Darüber hinaus definiert die Bush-Regierung Folter in völligem Gegensatz zum Völkerrecht so eng, dass fast alle missbräuchlichen Methoden nicht darunter fallen. Ein Leitartikel in der New York Times vom Freitag bemerkte, dass nur Stunden nach der Bekanntgabe der Vereinbarung zwischen McCain und dem Weißen Haus "Justizminister Alberto Gonzales glasklar gemacht hat, dass die Regierung Folter völlig nach ihren eigenen Vorstellungen definieren werde. Er sagte auf CNN, dass Folter die absichtliche Zufügung von schwerem physischem oder psychischem Schaden sei, und wiederholte das Wort schwer zweimal. Er wollte noch nicht einmal sagen, ob dazu das Waterboarding gehört. Dabei wird ein Gefangener gequält, indem man ihm immer wieder den Eindruck vermittelt, er werde ertränkt."
Der Leitartikel der Washington Post vom gleichen Tag lobte die Ergänzung im Großen und Ganzen, merkte aber an, die Bush-Regierung und das Pentagon versuchten Folter und unmenschliche Behandlung so umzudefinieren, "dass CIA-Techniken wie Waterboarding, d.h. simuliertes Ertrinken, kalte Zellen, d.h. das absichtliche Herbeiführen von Fast-Erfrieren, Scheinhinrichtungen und die schmerzhafte Kurzfesselung über einen langen Zeitraum nicht unter allen Umständen ausgeschlossen sind."
Die Zeitung fügte hinzu, die Haltung der Regierung impliziere, dass solche Methoden auch gegen US-Bürger eingesetzt werden könnten.

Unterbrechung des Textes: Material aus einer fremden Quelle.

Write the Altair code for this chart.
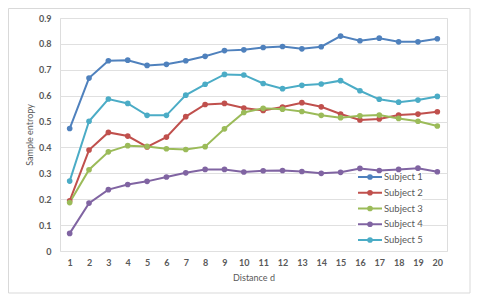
import altair as alt
import pandas as pd

distance = list(range(1, 21))
subjects = ["Subject 1", "Subject 2", "Subject 3", "Subject 4", "Subject 5"]
colors = ["#4F81BD", "#C0504D", "#9BBB59", "#8064A2", "#4BACC6"]

s1 = [0.473, 0.668, 0.735, 0.737, 0.717, 0.721, 0.735, 0.752, 0.774, 0.777,
      0.786, 0.790, 0.781, 0.789, 0.830, 0.812, 0.822, 0.808, 0.808, 0.820]
s2 = [0.194, 0.390, 0.458, 0.444, 0.402, 0.440, 0.519, 0.566, 0.570, 0.552,
      0.543, 0.556, 0.573, 0.557, 0.529, 0.506, 0.510, 0.525, 0.529, 0.538]
s3 = [0.187, 0.314, 0.383, 0.407, 0.404, 0.395, 0.392, 0.403, 0.472, 0.535,
      0.551, 0.548, 0.539, 0.524, 0.515, 0.522, 0.525, 0.512, 0.501, 0.483]
s4 = [0.068, 0.185, 0.237, 0.257, 0.269, 0.286, 0.302, 0.315, 0.315, 0.305,
      0.310, 0.311, 0.307, 0.300, 0.304, 0.319, 0.311, 0.315, 0.320, 0.306]
s5 = [0.270, 0.501, 0.587, 0.570, 0.524, 0.524, 0.602, 0.644, 0.682, 0.680,
      0.647, 0.627, 0.640, 0.645, 0.658, 0.619, 0.586, 0.575, 0.583, 0.597]
y_ticks = [0, 0.1, 0.2, 0.3, 0.4, 0.5, 0.6, 0.7, 0.8, 0.9]

series = [s1, s2, s3, s4, s5]
rows = []
for name, vals in zip(subjects, series):
    for d, v in zip(distance, vals):
        rows.append({"d": d, "value": v, "subject": name})
df = pd.DataFrame(rows)
legend_df = pd.DataFrame({"subject": subjects})

FONT = "Lato"
TXT = "#595959"
color_scale = alt.Scale(domain=subjects, range=colors)

border = alt.Chart(pd.DataFrame({"a": [0]})).mark_rect(
    fillOpacity=0, stroke="#d9d9d9", strokeWidth=1
).encode(x=alt.value(-51.5), x2=alt.value(410), y=alt.value(-9.5), y2=alt.value(275))

lines = alt.Chart(df).mark_line(
    strokeWidth=2, point=alt.OverlayMarkDef(filled=True, size=32, opacity=1)
).encode(
    x=alt.X("d:O", title="Distance d",
            scale=alt.Scale(padding=0.5),
            axis=alt.Axis(labelAngle=0, grid=False, domain=False, ticks=False,
                          labelFont=FONT, labelFontSize=9, labelFontWeight="bold",
                          labelColor=TXT, labelPadding=7,
                          titleFont=FONT, titleFontSize=9, titleFontWeight="normal",
                          titleColor=TXT, titlePadding=6)),
    y=alt.Y("value:Q", title="Sample entropy",
            scale=alt.Scale(domain=[0, 0.9], nice=False),
            axis=alt.Axis(values=y_ticks, domain=False, ticks=False,
                          labelExpr="datum.value == 0 ? '0' : format(datum.value, '.1f')",
                          labelFont=FONT, labelFontSize=9, labelFontWeight="bold",
                          labelColor=TXT, labelPadding=9,
                          grid=True, gridColor="#e0e0e0", gridWidth=1,
                          titleFont=FONT, titleFontSize=9, titleFontWeight="normal",
                          titleColor=TXT, titlePadding=4)),
    color=alt.Color("subject:N", scale=color_scale, legend=None),
)

leg_y = alt.Y("subject:N", axis=None,
              scale=alt.Scale(type="point", domain=subjects, range=[159, 222], padding=0))
leg_bg = alt.Chart(pd.DataFrame({"a": [0]})).mark_rect(fill="white").encode(
    x=alt.value(296), x2=alt.value(362), y=alt.value(151), y2=alt.value(230))
leg_rule = alt.Chart(legend_df).mark_rule(strokeWidth=2).encode(
    x=alt.value(298), x2=alt.value(322), y=leg_y,
    color=alt.Color("subject:N", scale=color_scale, legend=None))
leg_pt = alt.Chart(legend_df).mark_point(filled=True, size=32, opacity=1).encode(
    x=alt.value(310), y=leg_y,
    color=alt.Color("subject:N", scale=color_scale, legend=None))
leg_txt = alt.Chart(legend_df).mark_text(
    align="left", baseline="middle", font=FONT, fontSize=9.5, color=TXT, dx=1
).encode(x=alt.value(323), y=leg_y, text="subject:N")

chart = alt.layer(border, leg_bg, lines, leg_rule, leg_pt, leg_txt).resolve_scale(
    y="independent"
).properties(
    width=387, height=233,
    autosize=alt.AutoSizeParams(type="none"),
    padding={"left": 52, "top": 10, "right": 25, "bottom": 44},
).configure_view(stroke=None).configure(background="white")

chart.save("out.html", embed_options={"renderer": "svg", "actions": False})
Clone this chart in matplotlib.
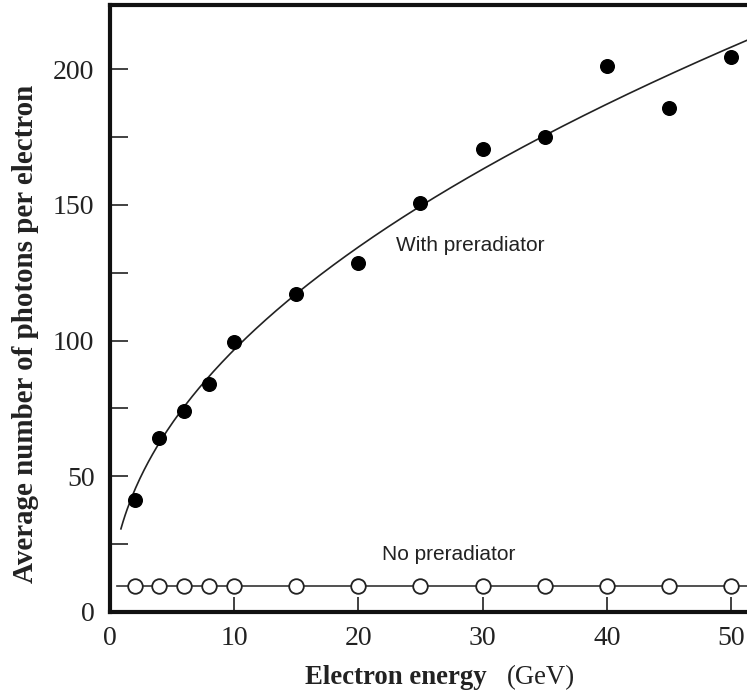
import numpy as np
import matplotlib.pyplot as plt

# measured photon yield per electron
energy = [2, 4, 6, 8, 10, 15, 20, 25, 30, 35, 40, 45, 50]
with_prerad = [41.3, 64, 74, 84, 99.5, 117, 128.6, 150.7, 170.6, 175, 201, 185.7, 204.5]
no_prerad = [9.6] * 13

# power-law fit shown in the figure: N = a * E**b
fit_a = 32.2
fit_b = 0.477

serif = "Liberation Serif"
sans = "Liberation Sans"

fig = plt.figure(figsize=(7.47, 6.93), dpi=100)
ax = fig.add_axes([0.1469, 0.1169, 0.8531, 0.8759])

xfit = np.linspace(0.9, 51.5, 300)
ax.plot(xfit, fit_a * xfit ** fit_b, color="#222222", lw=1.2, zorder=2)

ax.plot(energy, with_prerad, "o", color="black", ms=9.8, zorder=3)
ax.plot([0.56] + energy + [51.5], [no_prerad[0]] + no_prerad + [no_prerad[-1]],
        color="#333333", lw=1.2, zorder=2)
ax.plot(energy, no_prerad, "o", mfc="white", mec="#222222", mew=1.3, ms=10.5, zorder=3)

ax.text(29.0, 135, "With preradiator", family=sans, fontsize=15, ha="center", va="center", color="#222222")
ax.text(27.3, 21.3, "No preradiator", family=sans, fontsize=15, ha="center", va="center", color="#222222")

ax.set_xlim(0, 51.27)
ax.set_ylim(0, 223.6)
ax.set_xticks([0, 10, 20, 30, 40, 50])
ax.set_yticks([0, 50, 100, 150, 200])
ax.set_yticks([25, 75, 125, 175], minor=True)
ax.tick_params(axis="both", direction="in", width=1.3, color="#333333",
               labelsize=20, labelcolor="#222222")
ax.tick_params(axis="y", which="both", direction="in", length=13, width=1.3, color="#333333")
ax.tick_params(axis="x", length=11, pad=10)
ax.tick_params(axis="y", pad=11)
for lab in ax.get_xticklabels() + ax.get_yticklabels():
    lab.set_family(serif)

for side in ["left", "bottom", "top"]:
    ax.spines[side].set_linewidth(3)
    ax.spines[side].set_color("#111111")
ax.spines["right"].set_visible(False)

fig.text(0.034, 0.518, "Average number of photons per electron", family=serif,
         fontweight="bold", fontsize=20.9, rotation=90, ha="center", va="center", color="#222222")
fig.text(0.652, 0.022, "Electron energy", family=serif, fontweight="bold", fontsize=19.3,
         ha="right", va="center", color="#222222")
fig.text(0.679, 0.022, "(GeV)", family=serif, fontsize=19.3, ha="left", va="center", color="#222222")

fig.savefig("out.png", dpi=100)
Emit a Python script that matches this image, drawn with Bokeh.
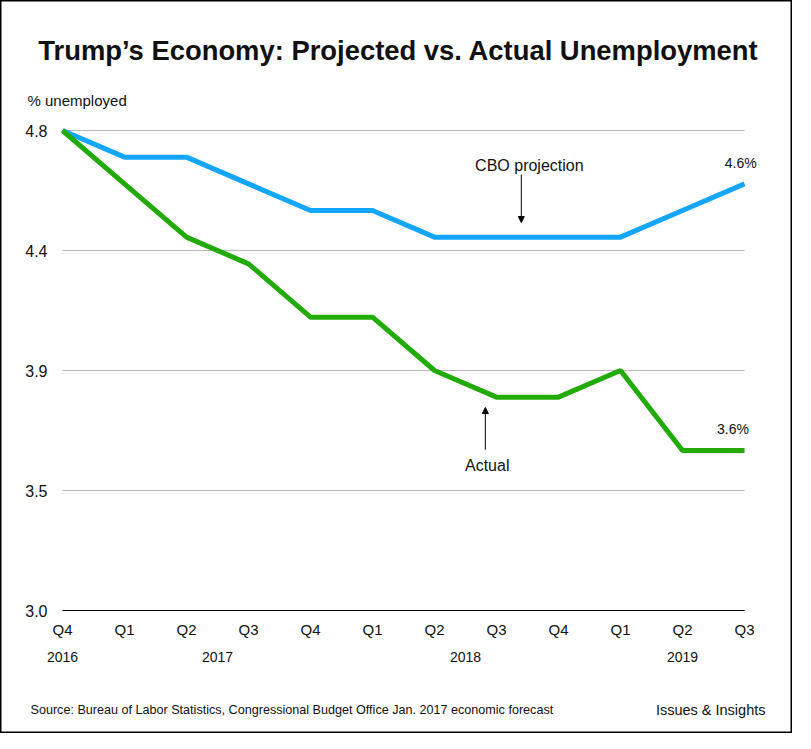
from bokeh.plotting import figure
from bokeh.models import (ColumnDataSource, FixedTicker, LinearAxis, Label, Arrow,
                          NormalHead, Range1d)
from bokeh.embed import file_html
from bokeh.resources import INLINE

# ---- data ----
quarters = ["Q4", "Q1", "Q2", "Q3", "Q4", "Q1", "Q2", "Q3", "Q4", "Q1", "Q2", "Q3"]
quarter_idx = list(range(len(quarters)))
cbo_projection = [4.8, 4.7, 4.7, 4.6, 4.5, 4.5, 4.4, 4.4, 4.4, 4.4, 4.5, 4.6]
actual = [4.8, 4.6, 4.4, 4.3, 4.1, 4.1, 3.9, 3.8, 3.8, 3.9, 3.6, 3.6]
years = ["2016", "2017", "2018", "2019"]
year_pos = [0, 2.5, 6.5, 10]
y_ticks = [3.0, 3.45, 3.9, 4.35, 4.8]
y_tick_labels = ["3.0", "3.5", "3.9", "4.4", "4.8"]

TITLE = "Trump\u2019s Economy: Projected vs. Actual Unemployment"
Y_LABEL = "% unemployed"
SOURCE = "Source: Bureau of Labor Statistics, Congressional Budget Office Jan. 2017 economic forecast"
CREDIT = "Issues & Insights"

FONT = "Liberation Sans"
BLUE = "#14a5fc"
GREEN = "#22ab08"
TXT = "#111111"

# ---- geometry (pixels inside the figure) ----
FIG_W, FIG_H = 792, 733
X0_PX, DX = 62.0, 62.0          # pixel of first quarter, pixels per quarter
Y_TOP_PX, Y_BOT_PX = 130.0, 610.0  # pixel rows of top / bottom tick
y_lo, y_hi = y_ticks[0], y_ticks[-1]
ppu_y = (Y_BOT_PX - Y_TOP_PX) / (y_hi - y_lo)
x_start = -X0_PX / DX
x_end = x_start + FIG_W / DX
y_start = y_lo - (FIG_H - Y_BOT_PX) / ppu_y
y_end = y_lo + Y_BOT_PX / ppu_y

src = ColumnDataSource(dict(x=quarter_idx, cbo=cbo_projection, act=actual))

p = figure(width=FIG_W, height=FIG_H, min_border=0,
           x_range=Range1d(x_start, x_end), y_range=Range1d(y_start, y_end),
           output_backend="svg", toolbar_location=None,
           x_axis_location=None, y_axis_location=None)
p.grid.visible = False
p.background_fill_color = "white"
p.border_fill_color = "white"
p.outline_line_color = "black"
p.outline_line_width = 2

# horizontal grid lines at the y ticks, spanning the quarters
p.segment(x0=[quarter_idx[0]] * len(y_ticks), x1=[quarter_idx[-1]] * len(y_ticks),
          y0=y_ticks, y1=y_ticks, line_color="#b8b8b8", line_width=1)


def style_axis(ax, size, standoff):
    ax.major_tick_line_color = None
    ax.minor_tick_line_color = None
    ax.major_tick_out = 0
    ax.major_tick_in = 0
    ax.minor_tick_out = 0
    ax.major_label_text_font = FONT
    ax.major_label_text_font_size = size
    ax.major_label_text_color = TXT
    ax.major_label_standoff = standoff


yax = LinearAxis(ticker=FixedTicker(ticks=y_ticks), fixed_location=quarter_idx[0],
                 major_label_overrides={t: l for t, l in zip(y_ticks, y_tick_labels)})
style_axis(yax, "16px", 15)
yax.axis_line_color = None
p.add_layout(yax, "left")

xax = LinearAxis(ticker=FixedTicker(ticks=quarter_idx), fixed_location=y_lo,
                 bounds=(quarter_idx[0], quarter_idx[-1]),
                 major_label_overrides={i: q for i, q in zip(quarter_idx, quarters)})
style_axis(xax, "15px", 10)
xax.axis_line_color = "black"
xax.axis_line_width = 1
p.add_layout(xax, "below")

yrax = LinearAxis(ticker=FixedTicker(ticks=year_pos), fixed_location=y_lo,
                  major_label_overrides={pos: y for pos, y in zip(year_pos, years)})
style_axis(yrax, "14px", 41)
yrax.axis_line_color = None
p.add_layout(yrax, "below")

p.line("x", "cbo", source=src, line_color=BLUE, line_width=5)
p.line("x", "act", source=src, line_color=GREEN, line_width=5)


def lab(x, y, text, size, **kw):
    p.add_layout(Label(x=x, y=y, text=text, text_font=FONT, text_font_size=size,
                       text_color=TXT, **kw))


def slab(fx, fy, text, size, **kw):
    """Label placed by figure pixel position measured from the top-left."""
    p.add_layout(Label(x=fx, y=FIG_H - fy, x_units="screen", y_units="screen",
                       text=text, text_font=FONT, text_font_size=size,
                       text_color=TXT, **kw))


# annotations inside the chart
lab(7.53, 4.669, "CBO projection", "16px", text_align="center", text_baseline="middle")
p.add_layout(Arrow(x_start=7.4, y_start=4.635, x_end=7.4, y_end=4.455,
                   line_width=1, line_color="black",
                   end=NormalHead(size=6, line_color="black", fill_color="black")))
lab(6.85, 3.543, "Actual", "16px", text_align="center", text_baseline="middle")
p.add_layout(Arrow(x_start=6.82, y_start=3.603, x_end=6.82, y_end=3.761,
                   line_width=1, line_color="black",
                   end=NormalHead(size=6, line_color="black", fill_color="black")))
lab(quarter_idx[-1] - 0.06, cbo_projection[-1] + 0.08, f"{cbo_projection[-1]:.1f}%", "14px",
    text_align="center", text_baseline="middle")
lab(quarter_idx[-1] - 0.185, actual[-1] + 0.082, f"{actual[-1]:.1f}%", "14px",
    text_align="center", text_baseline="middle")

# titles and footers
slab(398, 50, TITLE, "27.4px", text_font_style="bold", text_align="center",
     text_baseline="middle")
slab(27, 100, Y_LABEL, "15px", text_align="left", text_baseline="middle")
slab(30, 709, SOURCE, "12.6px", text_align="left", text_baseline="middle")
slab(765, 709, CREDIT, "14.5px", text_align="right", text_baseline="middle")

open("out.html", "w").write(file_html(p, INLINE))
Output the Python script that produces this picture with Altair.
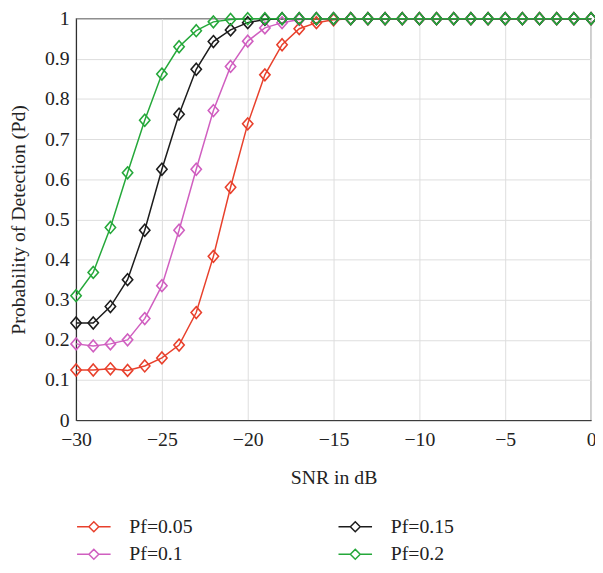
import altair as alt
import pandas as pd

snr = list(range(-30, 1))
pd_005 = [0.125, 0.125, 0.128, 0.124, 0.135, 0.155, 0.187, 0.268, 0.408, 0.580, 0.738,
          0.860, 0.935, 0.975, 0.990, 0.997] + [1.0] * 15
pd_010 = [0.190, 0.185, 0.190, 0.200, 0.253, 0.335, 0.473, 0.625, 0.771, 0.881, 0.944,
          0.977, 0.990, 0.998] + [1.0] * 17
pd_015 = [0.242, 0.242, 0.283, 0.350, 0.473, 0.625, 0.762, 0.874, 0.943, 0.972, 0.990,
          0.998] + [1.0] * 19
pd_020 = [0.310, 0.368, 0.480, 0.616, 0.747, 0.862, 0.930, 0.970, 0.992, 0.998] + [1.0] * 21

series = {"Pf=0.05": pd_005, "Pf=0.1": pd_010, "Pf=0.15": pd_015, "Pf=0.2": pd_020}
rows = []
for name, vals in series.items():
    for s, v in zip(snr, vals):
        rows.append({"snr": s, "pd": v, "series": name})
df = pd.DataFrame(rows)

legend_order = ["Pf=0.05", "Pf=0.1", "Pf=0.15", "Pf=0.2"]
colors = ["#e8402c", "#d05fc0", "#1c1c1c", "#25a83a"]

FONT = "Times New Roman, Liberation Serif, serif"
FS = 20
diamond = "M0,-1.15L1,0L0,1.15L-1,0Z"
legend_sym = "M-3.4,0L-1,0M1,0L3.4,0M-1,0L0,-1L1,0L0,1Z"

color = alt.Color("series:N",
                  scale=alt.Scale(domain=legend_order, range=colors),
                  legend=alt.Legend(title=None, orient="none", legendX=8, legendY=505,
                                    columns=2, columnPadding=144, rowPadding=8,
                                    symbolType=legend_sym, symbolSize=100,
                                    symbolStrokeWidth=1.5, symbolFillColor="transparent",
                                    labelOffset=26, labelFont=FONT, labelFontSize=FS,
                                    labelColor="#222", padding=0))

x = alt.X("snr:Q", title="SNR in dB",
          scale=alt.Scale(domain=[-30, 0], nice=False),
          axis=alt.Axis(values=[-30, -25, -20, -15, -10, -5, 0],
                        labelExpr="replace(datum.label, '-', '−')",
                        labelFlush=False, labelPadding=10, titlePadding=18))
y = alt.Y("pd:Q", title="Probability of Detection (Pd)",
          scale=alt.Scale(domain=[0, 1], nice=False),
          axis=alt.Axis(values=[0, 0.1, 0.2, 0.3, 0.4, 0.5, 0.6, 0.7, 0.8, 0.9, 1],
                        labelExpr="datum.value == 1 ? '1' : datum.value == 0 ? '0' : format(datum.value, '.1f')",
                        labelFlush=False, labelPadding=7, titlePadding=16))

lines = alt.Chart(df).mark_line(strokeWidth=1.5).encode(x=x, y=y, color=color, detail="series:N")
points = alt.Chart(df).mark_point(shape=diamond, size=110, filled=False, strokeWidth=1.6, opacity=1).encode(
    x=x, y=y, color=color)

chart = (lines + points).properties(
    width=522, height=407,
    autosize=alt.AutoSizeParams(type="none"),
    padding={"left": 69, "top": 7, "right": 4, "bottom": 143},
).configure_view(stroke="#333", strokeWidth=1.2).configure_axis(
    labelFont=FONT, titleFont=FONT, labelFontSize=FS, titleFontSize=FS,
    titleFontWeight="normal", labelColor="#222", titleColor="#222",
    domainColor="#222", ticks=False, gridColor="#dddddd",
)

chart.save("out.html", embed_options={"renderer": "svg", "actions": False})
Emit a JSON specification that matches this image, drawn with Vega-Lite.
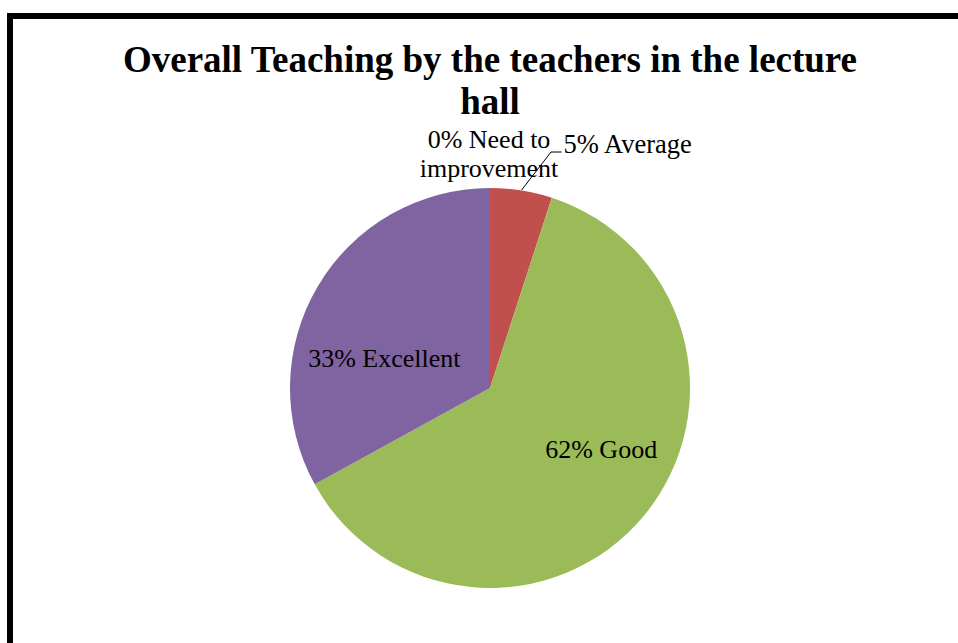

Die Regierung kann solche Methoden nur anwenden und die amerikanische Bevölkerung so offen belügen, weil sie weiß, dass sie von der Demokratischen Partei oder den Medien nicht ernsthaft zur Rechenschaft gezogen wird. Im Gegenteil, die demokratische Führung unterstützt nicht nur den Krieg im Irak, sondern auch, offen oder stillschweigend, die Anwendung von Folter als Instrument imperialistischer Politik der USA auf der ganzen Welt.